Now, on to this week’s news.
- The NC Pride Festival and Parade last weekend drew many Duke and Nicholas School community members. Photo (above) by April Dudash.
- Brian Silliman has a study out this week showing that marsh erosion caused by the Deepwater Horizon oil spill in the Gulf of Mexico six years ago was much more extensive and permanent than previous assessments suggested. Brian’s analysis shows that at sites where oil covered more than 90 percent of plants’ stems, widespread die-off of grasses at the marsh edge occurred, followed by up to two years of accelerated erosion as dying plant roots lost their grip on marsh soil. By identifying this 90 percent threshold above which spill-induced erosion may be irreversible, the study can help scientists more accurately predict impacts from future oil spills and prioritize remediation efforts in their aftermath. Smart stuff.
- Kudos to the Nic School students, faculty and staff members who volunteered their time last weekend to take part in a beach clean-up on Radio Island. They removed more than 100 pounds of trash and 300 pounds of recyclables from the island’s shores. Duke’s student chapter of The Coastal Society hosted the clean-up as part of the Ocean Conservancy’s International Beach Clean-Up Month. MEM students Sarah DeLand, Julia Lewis, Ashley Gordon, Devon McGhee, Ginny Crothers and Liz Mason helped organize the event.
- A new paper co-authored by Erika Weinthal underscores how government failure to seek broad public input and scientific expertise before enacting potentially polarizing decisions can foster mistrust that undermines the credibility of the decision-making process.
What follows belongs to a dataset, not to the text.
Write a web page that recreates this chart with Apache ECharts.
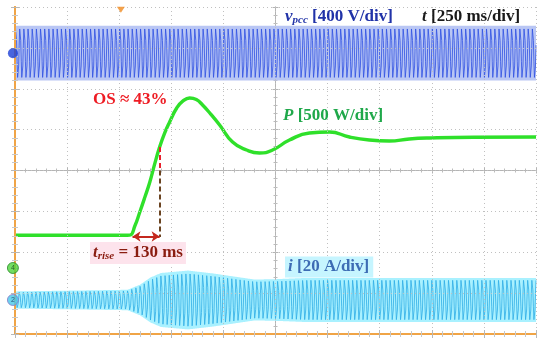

The study looks specifically at the fracking issue in Canada’s Yukon Territory, but its findings are widely applicable to a broad range of environmental governance issues, including in climate change, conservation, land-use and resource management.
- Research associate Renata Leite Pitman, Center for Tropical Conservation, is taking part in a new initiative in Peru to rehabilitate a juvenile ocelot rescued from wildlife traffickers and reintroduce him into the wild. The project will use GPS technology to track the ocelot – nicknamed Khan, in honor of the black panther in the Jungle Book – and monitor his health for up to three years after he has been set free again. There are very few successful examples of returning Neotropical cats to the wild. Renata’s team hopes what they learn through tracking Khan will help change this. You can learn more here.
- The Duke Office of Student Affairs has launched a new website, “Sexual Violence Response and Prevention,” that provides useful guidance about what to do if you or someone you know has been the victim of sexual violence, and proactive steps you can take to help prevent such violence from happening. Thanks to MEM Diego Calderon-Arrieta for bringing this site to my attention, and for reminding me that we all should download Duke’s free LiveSafe mobile app, which provides users with real-time, two-way communication with the Duke Police Department. Let’s all be safe out there!